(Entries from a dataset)
----------------

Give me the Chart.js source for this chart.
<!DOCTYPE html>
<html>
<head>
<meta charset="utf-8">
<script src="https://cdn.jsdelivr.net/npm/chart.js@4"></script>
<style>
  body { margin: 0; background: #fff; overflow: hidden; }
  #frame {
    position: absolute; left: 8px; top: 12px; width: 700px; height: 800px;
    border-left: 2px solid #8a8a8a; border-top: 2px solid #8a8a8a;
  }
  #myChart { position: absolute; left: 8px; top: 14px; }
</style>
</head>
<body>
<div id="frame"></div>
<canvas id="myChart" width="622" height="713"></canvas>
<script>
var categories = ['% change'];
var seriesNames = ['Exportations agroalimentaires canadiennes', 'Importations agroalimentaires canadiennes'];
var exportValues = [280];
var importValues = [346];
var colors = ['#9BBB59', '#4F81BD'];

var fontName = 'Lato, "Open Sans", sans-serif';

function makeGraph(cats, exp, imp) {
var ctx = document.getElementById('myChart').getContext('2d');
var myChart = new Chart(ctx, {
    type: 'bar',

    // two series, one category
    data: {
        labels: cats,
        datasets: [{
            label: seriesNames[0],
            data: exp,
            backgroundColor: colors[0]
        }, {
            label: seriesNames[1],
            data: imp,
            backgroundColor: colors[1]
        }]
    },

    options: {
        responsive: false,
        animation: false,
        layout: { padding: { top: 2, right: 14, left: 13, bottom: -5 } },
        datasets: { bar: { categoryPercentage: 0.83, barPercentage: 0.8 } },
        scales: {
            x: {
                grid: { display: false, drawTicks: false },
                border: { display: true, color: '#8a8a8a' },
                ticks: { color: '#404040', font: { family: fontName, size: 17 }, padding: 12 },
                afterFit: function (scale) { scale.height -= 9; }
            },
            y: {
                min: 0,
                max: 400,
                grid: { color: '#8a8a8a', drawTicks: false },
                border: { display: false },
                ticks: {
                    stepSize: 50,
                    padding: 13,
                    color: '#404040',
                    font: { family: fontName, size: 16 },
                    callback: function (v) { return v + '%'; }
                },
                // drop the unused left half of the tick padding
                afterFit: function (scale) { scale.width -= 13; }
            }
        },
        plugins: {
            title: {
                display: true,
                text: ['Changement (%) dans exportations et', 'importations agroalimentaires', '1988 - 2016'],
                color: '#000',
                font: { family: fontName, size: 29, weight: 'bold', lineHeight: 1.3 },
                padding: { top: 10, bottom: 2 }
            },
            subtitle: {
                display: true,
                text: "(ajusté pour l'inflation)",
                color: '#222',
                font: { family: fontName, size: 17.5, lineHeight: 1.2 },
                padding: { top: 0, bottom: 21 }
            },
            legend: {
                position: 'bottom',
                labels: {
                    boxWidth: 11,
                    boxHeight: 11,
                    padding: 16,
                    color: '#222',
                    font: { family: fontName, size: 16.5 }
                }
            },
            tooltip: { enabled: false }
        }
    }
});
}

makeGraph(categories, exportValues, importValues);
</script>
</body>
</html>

----------------

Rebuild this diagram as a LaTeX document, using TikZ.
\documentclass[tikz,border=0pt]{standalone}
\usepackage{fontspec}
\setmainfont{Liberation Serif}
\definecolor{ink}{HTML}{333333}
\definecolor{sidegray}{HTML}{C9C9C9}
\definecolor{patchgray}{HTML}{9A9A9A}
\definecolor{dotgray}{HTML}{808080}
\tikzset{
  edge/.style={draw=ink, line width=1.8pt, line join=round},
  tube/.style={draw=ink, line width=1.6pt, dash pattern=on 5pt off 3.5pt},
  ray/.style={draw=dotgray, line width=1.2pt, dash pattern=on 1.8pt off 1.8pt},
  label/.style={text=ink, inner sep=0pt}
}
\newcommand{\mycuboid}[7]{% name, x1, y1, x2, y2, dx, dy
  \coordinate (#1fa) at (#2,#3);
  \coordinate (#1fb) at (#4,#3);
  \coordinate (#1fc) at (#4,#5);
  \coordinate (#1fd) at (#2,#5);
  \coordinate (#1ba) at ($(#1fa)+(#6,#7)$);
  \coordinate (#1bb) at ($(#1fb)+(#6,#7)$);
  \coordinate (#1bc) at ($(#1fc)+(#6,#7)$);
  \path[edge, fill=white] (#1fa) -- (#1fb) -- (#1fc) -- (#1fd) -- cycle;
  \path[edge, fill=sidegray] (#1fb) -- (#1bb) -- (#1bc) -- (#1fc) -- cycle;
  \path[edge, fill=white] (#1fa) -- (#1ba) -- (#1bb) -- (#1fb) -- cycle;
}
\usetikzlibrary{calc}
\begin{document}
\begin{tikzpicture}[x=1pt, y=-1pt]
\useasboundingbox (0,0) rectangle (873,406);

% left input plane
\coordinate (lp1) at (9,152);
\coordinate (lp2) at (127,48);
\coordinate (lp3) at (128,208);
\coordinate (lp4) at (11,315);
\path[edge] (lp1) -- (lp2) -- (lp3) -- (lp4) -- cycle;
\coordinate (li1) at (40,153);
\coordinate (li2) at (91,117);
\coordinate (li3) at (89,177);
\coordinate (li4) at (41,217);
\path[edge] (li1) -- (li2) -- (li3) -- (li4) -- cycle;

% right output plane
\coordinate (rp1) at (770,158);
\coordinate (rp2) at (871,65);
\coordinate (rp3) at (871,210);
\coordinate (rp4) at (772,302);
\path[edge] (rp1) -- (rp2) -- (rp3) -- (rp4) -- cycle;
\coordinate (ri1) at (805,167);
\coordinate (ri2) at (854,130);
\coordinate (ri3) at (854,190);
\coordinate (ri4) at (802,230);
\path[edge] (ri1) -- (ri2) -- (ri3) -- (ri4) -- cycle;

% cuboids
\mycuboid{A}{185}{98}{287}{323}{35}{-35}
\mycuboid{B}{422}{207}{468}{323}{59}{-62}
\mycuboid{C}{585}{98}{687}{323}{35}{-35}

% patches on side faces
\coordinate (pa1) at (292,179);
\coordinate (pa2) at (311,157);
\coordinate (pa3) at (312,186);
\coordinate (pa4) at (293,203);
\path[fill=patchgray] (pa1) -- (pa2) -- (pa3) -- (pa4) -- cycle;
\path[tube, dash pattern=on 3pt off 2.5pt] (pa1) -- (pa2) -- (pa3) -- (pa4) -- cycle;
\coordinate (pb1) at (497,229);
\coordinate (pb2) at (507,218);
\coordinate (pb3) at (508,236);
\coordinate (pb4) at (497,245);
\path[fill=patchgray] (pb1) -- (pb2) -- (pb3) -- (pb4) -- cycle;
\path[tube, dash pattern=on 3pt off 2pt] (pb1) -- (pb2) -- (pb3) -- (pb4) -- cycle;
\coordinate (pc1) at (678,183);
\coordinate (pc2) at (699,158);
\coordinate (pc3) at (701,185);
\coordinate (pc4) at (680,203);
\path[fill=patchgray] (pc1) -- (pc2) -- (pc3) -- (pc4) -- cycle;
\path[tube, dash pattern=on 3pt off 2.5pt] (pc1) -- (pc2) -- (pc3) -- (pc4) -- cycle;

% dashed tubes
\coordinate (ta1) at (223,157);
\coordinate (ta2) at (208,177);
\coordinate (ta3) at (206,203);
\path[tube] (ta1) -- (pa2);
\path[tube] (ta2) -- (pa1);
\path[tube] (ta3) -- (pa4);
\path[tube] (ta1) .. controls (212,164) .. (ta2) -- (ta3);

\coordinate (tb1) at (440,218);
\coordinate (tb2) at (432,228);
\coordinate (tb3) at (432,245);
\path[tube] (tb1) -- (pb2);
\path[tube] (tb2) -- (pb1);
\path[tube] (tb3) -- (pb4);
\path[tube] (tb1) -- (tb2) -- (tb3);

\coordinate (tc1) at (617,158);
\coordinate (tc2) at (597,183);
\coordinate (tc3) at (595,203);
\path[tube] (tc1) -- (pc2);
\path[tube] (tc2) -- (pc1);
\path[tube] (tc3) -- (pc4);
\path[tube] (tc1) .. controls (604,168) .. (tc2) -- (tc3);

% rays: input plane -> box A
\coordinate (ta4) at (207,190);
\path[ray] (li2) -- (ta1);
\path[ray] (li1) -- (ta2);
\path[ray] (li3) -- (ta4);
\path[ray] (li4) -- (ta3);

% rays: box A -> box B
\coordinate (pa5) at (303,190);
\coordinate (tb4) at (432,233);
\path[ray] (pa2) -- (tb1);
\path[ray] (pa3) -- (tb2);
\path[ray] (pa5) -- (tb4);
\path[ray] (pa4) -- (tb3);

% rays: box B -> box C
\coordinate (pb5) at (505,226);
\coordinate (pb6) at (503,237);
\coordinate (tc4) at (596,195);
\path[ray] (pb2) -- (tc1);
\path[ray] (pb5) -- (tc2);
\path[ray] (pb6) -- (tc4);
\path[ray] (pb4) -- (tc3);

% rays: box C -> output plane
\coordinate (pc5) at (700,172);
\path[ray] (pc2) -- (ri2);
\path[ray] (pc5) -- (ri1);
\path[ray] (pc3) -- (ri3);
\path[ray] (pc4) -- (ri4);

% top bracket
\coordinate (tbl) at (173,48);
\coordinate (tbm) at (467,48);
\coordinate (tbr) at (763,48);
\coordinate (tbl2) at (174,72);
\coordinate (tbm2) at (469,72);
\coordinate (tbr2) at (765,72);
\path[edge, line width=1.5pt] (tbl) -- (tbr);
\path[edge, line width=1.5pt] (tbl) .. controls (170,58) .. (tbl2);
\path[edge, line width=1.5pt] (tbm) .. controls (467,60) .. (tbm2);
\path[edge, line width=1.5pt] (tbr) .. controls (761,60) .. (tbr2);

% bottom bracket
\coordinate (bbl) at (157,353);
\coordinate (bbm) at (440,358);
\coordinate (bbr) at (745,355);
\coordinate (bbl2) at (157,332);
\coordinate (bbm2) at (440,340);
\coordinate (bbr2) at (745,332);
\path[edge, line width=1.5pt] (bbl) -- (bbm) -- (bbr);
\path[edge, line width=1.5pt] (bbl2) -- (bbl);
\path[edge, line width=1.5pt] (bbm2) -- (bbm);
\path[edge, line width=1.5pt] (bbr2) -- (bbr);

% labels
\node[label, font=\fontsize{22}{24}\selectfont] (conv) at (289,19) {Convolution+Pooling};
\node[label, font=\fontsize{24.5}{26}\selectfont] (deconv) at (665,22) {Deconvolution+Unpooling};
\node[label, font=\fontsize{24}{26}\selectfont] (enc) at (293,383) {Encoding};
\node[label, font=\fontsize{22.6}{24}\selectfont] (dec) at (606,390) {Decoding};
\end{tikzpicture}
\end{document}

----------------

(WHAT YOU SHOULD DO) Look back at the data above. Transcribe exactly the lines starting at the line that contains "Rebuild this diagram" and ending at the line that contains "(li4) -- cycle;".

(THE RESPONSE)
Rebuild this diagram as a LaTeX document, using TikZ.
\documentclass[tikz,border=0pt]{standalone}
\usepackage{fontspec}
\setmainfont{Liberation Serif}
\definecolor{ink}{HTML}{333333}
\definecolor{sidegray}{HTML}{C9C9C9}
\definecolor{patchgray}{HTML}{9A9A9A}
\definecolor{dotgray}{HTML}{808080}
\tikzset{
  edge/.style={draw=ink, line width=1.8pt, line join=round},
  tube/.style={draw=ink, line width=1.6pt, dash pattern=on 5pt off 3.5pt},
  ray/.style={draw=dotgray, line width=1.2pt, dash pattern=on 1.8pt off 1.8pt},
  label/.style={text=ink, inner sep=0pt}
}
\newcommand{\mycuboid}[7]{% name, x1, y1, x2, y2, dx, dy
  \coordinate (#1fa) at (#2,#3);
  \coordinate (#1fb) at (#4,#3);
  \coordinate (#1fc) at (#4,#5);
  \coordinate (#1fd) at (#2,#5);
  \coordinate (#1ba) at ($(#1fa)+(#6,#7)$);
  \coordinate (#1bb) at ($(#1fb)+(#6,#7)$);
  \coordinate (#1bc) at ($(#1fc)+(#6,#7)$);
  \path[edge, fill=white] (#1fa) -- (#1fb) -- (#1fc) -- (#1fd) -- cycle;
  \path[edge, fill=sidegray] (#1fb) -- (#1bb) -- (#1bc) -- (#1fc) -- cycle;
  \path[edge, fill=white] (#1fa) -- (#1ba) -- (#1bb) -- (#1fb) -- cycle;
}
\usetikzlibrary{calc}
\begin{document}
\begin{tikzpicture}[x=1pt, y=-1pt]
\useasboundingbox (0,0) rectangle (873,406);

% left input plane
\coordinate (lp1) at (9,152);
\coordinate (lp2) at (127,48);
\coordinate (lp3) at (128,208);
\coordinate (lp4) at (11,315);
\path[edge] (lp1) -- (lp2) -- (lp3) -- (lp4) -- cycle;
\coordinate (li1) at (40,153);
\coordinate (li2) at (91,117);
\coordinate (li3) at (89,177);
\coordinate (li4) at (41,217);
\path[edge] (li1) -- (li2) -- (li3) -- (li4) -- cycle;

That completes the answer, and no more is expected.